## GIVEN EXERCISE
Take each line containing "standalone" and report it exactly as written.

------ MATERIAL FOR THIS EXERCISE

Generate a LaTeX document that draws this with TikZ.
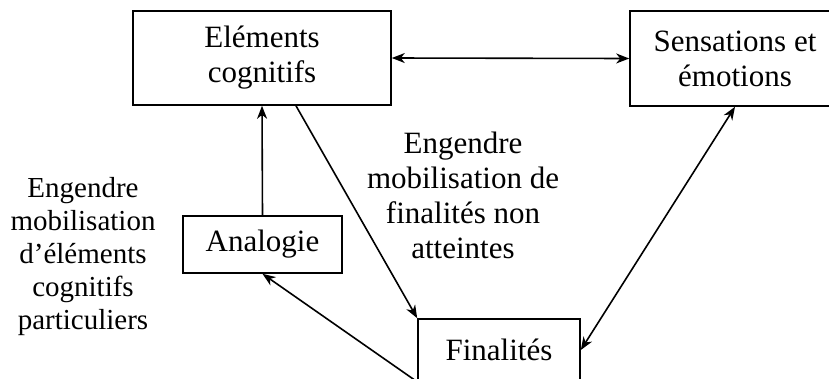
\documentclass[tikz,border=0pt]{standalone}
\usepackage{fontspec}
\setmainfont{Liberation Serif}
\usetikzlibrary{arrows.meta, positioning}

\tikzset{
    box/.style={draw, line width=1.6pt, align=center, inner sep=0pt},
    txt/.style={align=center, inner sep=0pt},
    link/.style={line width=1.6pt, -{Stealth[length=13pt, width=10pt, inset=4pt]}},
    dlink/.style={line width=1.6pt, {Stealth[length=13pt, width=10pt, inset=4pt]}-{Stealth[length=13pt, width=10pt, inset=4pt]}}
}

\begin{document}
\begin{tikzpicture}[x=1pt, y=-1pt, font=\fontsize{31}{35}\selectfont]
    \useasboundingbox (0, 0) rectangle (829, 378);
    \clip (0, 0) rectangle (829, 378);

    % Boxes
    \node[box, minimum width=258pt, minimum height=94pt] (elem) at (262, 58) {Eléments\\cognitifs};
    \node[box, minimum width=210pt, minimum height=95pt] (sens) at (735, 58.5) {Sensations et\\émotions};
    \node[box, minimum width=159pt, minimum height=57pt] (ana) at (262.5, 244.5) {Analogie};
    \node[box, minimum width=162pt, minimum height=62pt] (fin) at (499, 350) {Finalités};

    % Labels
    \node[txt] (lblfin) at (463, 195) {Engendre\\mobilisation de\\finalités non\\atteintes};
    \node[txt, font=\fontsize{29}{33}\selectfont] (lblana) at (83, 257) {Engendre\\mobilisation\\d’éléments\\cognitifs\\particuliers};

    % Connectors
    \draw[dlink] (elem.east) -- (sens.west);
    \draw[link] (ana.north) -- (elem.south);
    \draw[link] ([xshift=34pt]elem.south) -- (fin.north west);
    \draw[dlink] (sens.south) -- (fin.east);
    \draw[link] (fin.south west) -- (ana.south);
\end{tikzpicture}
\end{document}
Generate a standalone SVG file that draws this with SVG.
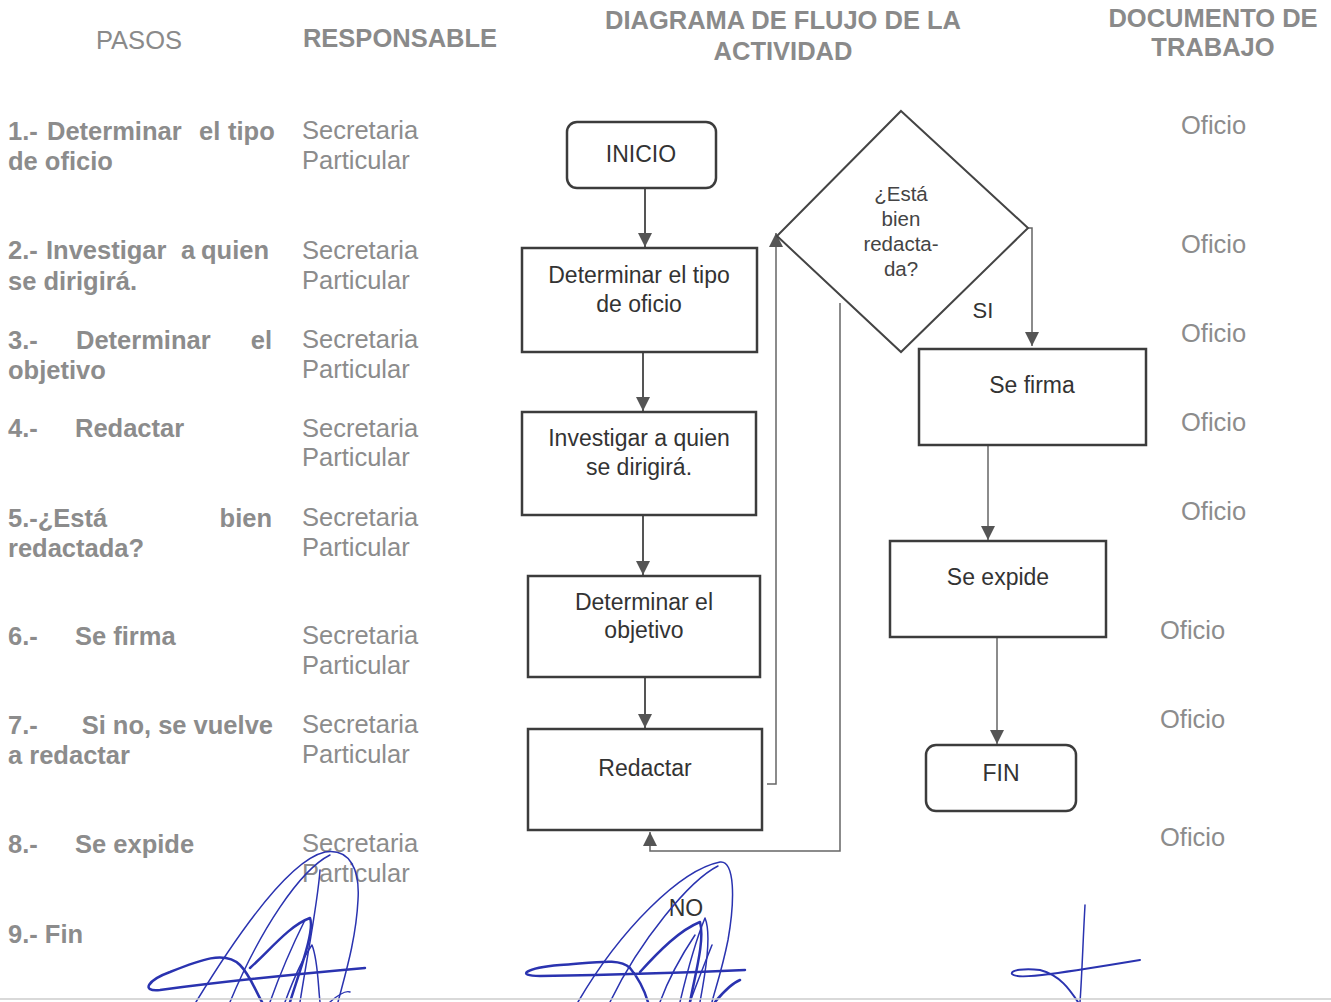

------------

## RIGHT ANSWER
\documentclass[tikz,border=0pt]{standalone}
Generate a standalone SVG file that draws this with SVG.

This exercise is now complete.